[Dataset records]
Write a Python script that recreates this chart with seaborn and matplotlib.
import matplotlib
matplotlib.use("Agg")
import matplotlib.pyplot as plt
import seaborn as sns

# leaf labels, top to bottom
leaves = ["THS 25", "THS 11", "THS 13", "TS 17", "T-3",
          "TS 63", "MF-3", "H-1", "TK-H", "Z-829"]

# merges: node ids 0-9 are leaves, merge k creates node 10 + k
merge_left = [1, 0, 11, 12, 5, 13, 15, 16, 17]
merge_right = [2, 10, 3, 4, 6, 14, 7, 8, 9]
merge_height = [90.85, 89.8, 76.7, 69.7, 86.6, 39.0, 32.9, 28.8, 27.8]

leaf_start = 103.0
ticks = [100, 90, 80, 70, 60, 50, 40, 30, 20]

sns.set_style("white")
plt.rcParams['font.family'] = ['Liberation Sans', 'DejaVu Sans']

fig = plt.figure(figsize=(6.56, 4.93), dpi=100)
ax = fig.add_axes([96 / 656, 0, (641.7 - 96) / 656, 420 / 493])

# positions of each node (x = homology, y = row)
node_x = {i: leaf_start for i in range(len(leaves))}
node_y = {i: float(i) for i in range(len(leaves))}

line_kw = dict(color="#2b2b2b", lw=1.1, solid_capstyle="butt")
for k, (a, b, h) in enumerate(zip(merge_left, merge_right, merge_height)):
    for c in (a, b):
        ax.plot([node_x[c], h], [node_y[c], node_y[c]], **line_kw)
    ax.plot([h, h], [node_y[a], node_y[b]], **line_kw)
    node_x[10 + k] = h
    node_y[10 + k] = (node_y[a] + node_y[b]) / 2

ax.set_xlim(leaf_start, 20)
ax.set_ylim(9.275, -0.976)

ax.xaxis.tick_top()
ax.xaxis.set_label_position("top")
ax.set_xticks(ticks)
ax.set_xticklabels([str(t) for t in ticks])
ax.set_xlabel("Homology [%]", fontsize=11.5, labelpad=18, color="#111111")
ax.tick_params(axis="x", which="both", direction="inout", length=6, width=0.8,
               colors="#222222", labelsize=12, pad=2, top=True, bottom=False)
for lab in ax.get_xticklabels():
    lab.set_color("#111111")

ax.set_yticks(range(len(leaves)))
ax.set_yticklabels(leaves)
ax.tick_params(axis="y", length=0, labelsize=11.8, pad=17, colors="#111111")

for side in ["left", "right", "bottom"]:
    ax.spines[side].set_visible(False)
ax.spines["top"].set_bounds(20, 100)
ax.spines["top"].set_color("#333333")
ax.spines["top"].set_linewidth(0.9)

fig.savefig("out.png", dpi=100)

--

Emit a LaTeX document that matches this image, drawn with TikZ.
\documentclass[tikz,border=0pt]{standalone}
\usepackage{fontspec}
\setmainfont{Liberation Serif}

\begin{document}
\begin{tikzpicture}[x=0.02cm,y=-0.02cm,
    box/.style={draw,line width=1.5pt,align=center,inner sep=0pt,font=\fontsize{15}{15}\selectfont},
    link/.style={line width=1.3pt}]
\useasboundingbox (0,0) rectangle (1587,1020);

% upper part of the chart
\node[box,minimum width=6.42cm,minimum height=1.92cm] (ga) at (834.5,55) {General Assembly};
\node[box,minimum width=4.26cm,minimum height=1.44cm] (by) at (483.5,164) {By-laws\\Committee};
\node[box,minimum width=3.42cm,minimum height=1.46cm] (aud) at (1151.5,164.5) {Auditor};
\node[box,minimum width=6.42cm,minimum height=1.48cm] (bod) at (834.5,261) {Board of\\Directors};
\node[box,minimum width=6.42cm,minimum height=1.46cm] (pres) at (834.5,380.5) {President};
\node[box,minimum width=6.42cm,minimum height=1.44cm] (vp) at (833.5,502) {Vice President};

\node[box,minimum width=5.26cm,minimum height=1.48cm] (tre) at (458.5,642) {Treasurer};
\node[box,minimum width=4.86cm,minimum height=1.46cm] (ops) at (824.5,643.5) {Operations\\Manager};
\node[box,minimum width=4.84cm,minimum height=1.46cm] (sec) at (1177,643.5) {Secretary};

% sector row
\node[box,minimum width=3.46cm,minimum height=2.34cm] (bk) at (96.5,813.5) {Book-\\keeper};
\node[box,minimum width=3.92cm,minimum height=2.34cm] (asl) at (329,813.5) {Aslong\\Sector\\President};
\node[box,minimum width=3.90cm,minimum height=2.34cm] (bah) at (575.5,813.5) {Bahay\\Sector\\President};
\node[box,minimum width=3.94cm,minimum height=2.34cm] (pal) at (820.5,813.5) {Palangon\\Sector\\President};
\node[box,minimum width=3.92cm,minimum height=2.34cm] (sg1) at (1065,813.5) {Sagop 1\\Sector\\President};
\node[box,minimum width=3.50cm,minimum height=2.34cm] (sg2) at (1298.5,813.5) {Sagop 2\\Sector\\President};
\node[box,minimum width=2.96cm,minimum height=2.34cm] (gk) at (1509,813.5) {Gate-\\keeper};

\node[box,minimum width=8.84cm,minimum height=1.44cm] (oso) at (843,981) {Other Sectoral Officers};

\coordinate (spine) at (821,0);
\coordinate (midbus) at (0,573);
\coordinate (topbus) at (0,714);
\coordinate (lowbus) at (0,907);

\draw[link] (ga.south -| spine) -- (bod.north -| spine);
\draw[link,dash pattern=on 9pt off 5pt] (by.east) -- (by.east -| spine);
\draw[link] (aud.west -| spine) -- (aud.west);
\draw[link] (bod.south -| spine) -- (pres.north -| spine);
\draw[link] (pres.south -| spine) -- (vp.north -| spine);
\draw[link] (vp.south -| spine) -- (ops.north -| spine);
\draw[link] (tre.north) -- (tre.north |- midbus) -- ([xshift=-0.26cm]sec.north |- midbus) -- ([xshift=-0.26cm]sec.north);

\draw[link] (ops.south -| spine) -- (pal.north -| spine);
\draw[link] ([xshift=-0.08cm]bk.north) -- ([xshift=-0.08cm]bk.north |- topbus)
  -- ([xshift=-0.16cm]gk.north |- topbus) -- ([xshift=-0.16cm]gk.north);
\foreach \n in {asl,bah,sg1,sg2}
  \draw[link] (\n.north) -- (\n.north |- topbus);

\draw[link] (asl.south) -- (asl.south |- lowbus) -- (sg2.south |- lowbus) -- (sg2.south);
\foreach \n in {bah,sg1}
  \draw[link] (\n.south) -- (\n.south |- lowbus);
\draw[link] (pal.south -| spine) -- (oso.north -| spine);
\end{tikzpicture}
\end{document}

Exercise aim:
Give back exactly the stretch that opens on the line with "Write a Python" and closes on the line with "plt.rcParams['font.family'] = ['Liberation".

Exercise result:
Write a Python script that recreates this chart with seaborn and matplotlib.
import matplotlib
matplotlib.use("Agg")
import matplotlib.pyplot as plt
import seaborn as sns

# leaf labels, top to bottom
leaves = ["THS 25", "THS 11", "THS 13", "TS 17", "T-3",
          "TS 63", "MF-3", "H-1", "TK-H", "Z-829"]

# merges: node ids 0-9 are leaves, merge k creates node 10 + k
merge_left = [1, 0, 11, 12, 5, 13, 15, 16, 17]
merge_right = [2, 10, 3, 4, 6, 14, 7, 8, 9]
merge_height = [90.85, 89.8, 76.7, 69.7, 86.6, 39.0, 32.9, 28.8, 27.8]

leaf_start = 103.0
ticks = [100, 90, 80, 70, 60, 50, 40, 30, 20]

sns.set_style("white")
plt.rcParams['font.family'] = ['Liberation Sans', 'DejaVu Sans']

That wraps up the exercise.